Before ELLEN BARRY became a world-famous Moscow correspondent for the New York Times, she spent a couple of years as a features writer for the Phoenix. Given that she just won the Pulitzer this afternoon for hard-news reporting in one of the most dangerous places to be a journalist in the world, you could say we wasted her talent. You could say it, but you'd be wrong. When she joined the Phoenix in 1996 she'd just come back from a couple years reporting for the Moscow Times, and, for us, she promptly wrote "Generation Nyet," a fantastic account of Boris Yeltsin's re-election campaign as seen through the eyes of the first generation of post-Soviet emancipated teenagers. It's still one of the first things that long-time Phoenicians remember when Barry's name comes up. It begins in Red Square:
The summer solstice is approaching, and this particular night is
hot, hot, hot. Some of the girls climb onto their boyfriends' shoulders, where
they wave thin arms over their heads to the pounding bass of Malchishknik,
Russia's answer to the Beastie Boys. They are massed -- some 100,000 Russian
twentysomethings -- from Saint Basil's Cathedral across the Kamenny Bridge to
the other side of the Moscow River, and there are girls waving their arms for
as far as the eye can see.
This season in Moscow, the girls are wearing mesh shirts, or half-shirts, or
mesh half-shirts, or shirts that they tie up around their ribs. At any rate,
there is a lot of midriff in Red Square. Their boyfriends aren't wearing any
shirts at all.
Eighteen-year-old Lyolya dances near the stage with moves that are half
hip-hop, half Cossack. Just then someone charges through the crowd with a large
portrait of Boris Yeltsin. Lyolya and his friends, who are drinking out of
bottles swathed in newspaper, erupt into a boisterous chant: Borya, Borya,
Borya.
It's the sound of an electorate waking up.

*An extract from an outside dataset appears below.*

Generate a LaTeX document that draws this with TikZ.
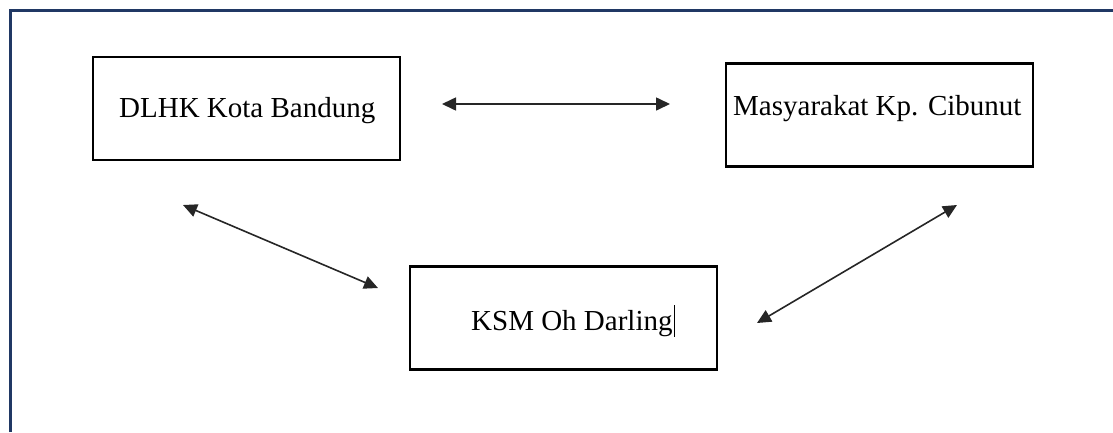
\documentclass[tikz,border=0pt]{standalone}
\usepackage{fontspec}
\setmainfont{Liberation Serif}
\usetikzlibrary{arrows.meta, positioning}
\definecolor{framenavy}{HTML}{203864}
\begin{document}
\begin{tikzpicture}[
        x=1pt, y=-1pt,
        >={Triangle[length=14pt,width=13pt]},
        box/.style={draw, line width=2.2pt, minimum width=307pt, minimum height=103pt, inner sep=0pt},
        lbl/.style={font=\fontsize{29}{34}\selectfont, inner sep=0pt, anchor=base west},
        link/.style={<->, line width=1.6pt, draw=black!85}
    ]
    \useasboundingbox (0,0) rectangle (1113,432);
    \draw[framenavy, line width=3pt] (10,432) -- (10,10) -- (1113,10);
    % boxes
    \node[box] (dlhk) at (246.5,108.5) {};
    \node[box] (masy) at (879.5,115) {};
    \node[box] (ksm) at (563.5,318) {};
    \node[lbl] (dlhkT) at (119,117) {DLHK Kota Bandung};
    \node[lbl] (masyT) at (733,115) {Masyarakat Kp. Cibunut};
    \node[lbl] (ksmT) at (471,330) {KSM Oh Darling};
    \draw[line width=1pt] (674,305) -- (674,337);
    % arrow ends
    \coordinate (t1) at (442,104);
    \coordinate (t2) at (670,104);
    \coordinate (l1) at (183,205);
    \coordinate (l2) at (378,288);
    \coordinate (r1) at (957,205);
    \coordinate (r2) at (757,323);
    \draw[link] (t1) -- (t2);
    \draw[link] (l1) -- (l2);
    \draw[link] (r1) -- (r2);
\end{tikzpicture}
\end{document}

Barry went on to write about Boston goths and romance novelists and race and a comatose, possibly miracle-working teenager in Worcester -- applying a literary voicing to the kind of discplined reporting that marked her career at the Globe (she eventually reported for them from New England and Central Asia), the Los Angeles Times, and finally the New York Times.
Near the end of her tenure at the Phoenix, I managed to talk Ellen into carting my ass to New Hampshire on what was supposed to be a joint assignment. We had a few thousand words to kill for our summer guide, and we concocted some scheme to get out of the office that involved a one-day road trip to New Hampshire. With her at the wheel, and me feeding '80s thrash-metal cassettes into the stereo, we worked our way up Route One, eating terrible diner food, contemplating bad tattoos, and sneaking onto the grounds of a nuclear reactor. The highlight was a trip to a firing range where, in addition to out-target-shooting me with a .38 and a .45, Ellen almost got us fired upon by the proprietor, who had to explain to us that when approaching the ammo counter, you're supposed to let the cylinder hang free of the yoke. Which is to say that, after a few near misses, it's no surprise to see Ellen finally winning a Pulitzer: she's always been a good sport, a crack shot, and a hell of a writer.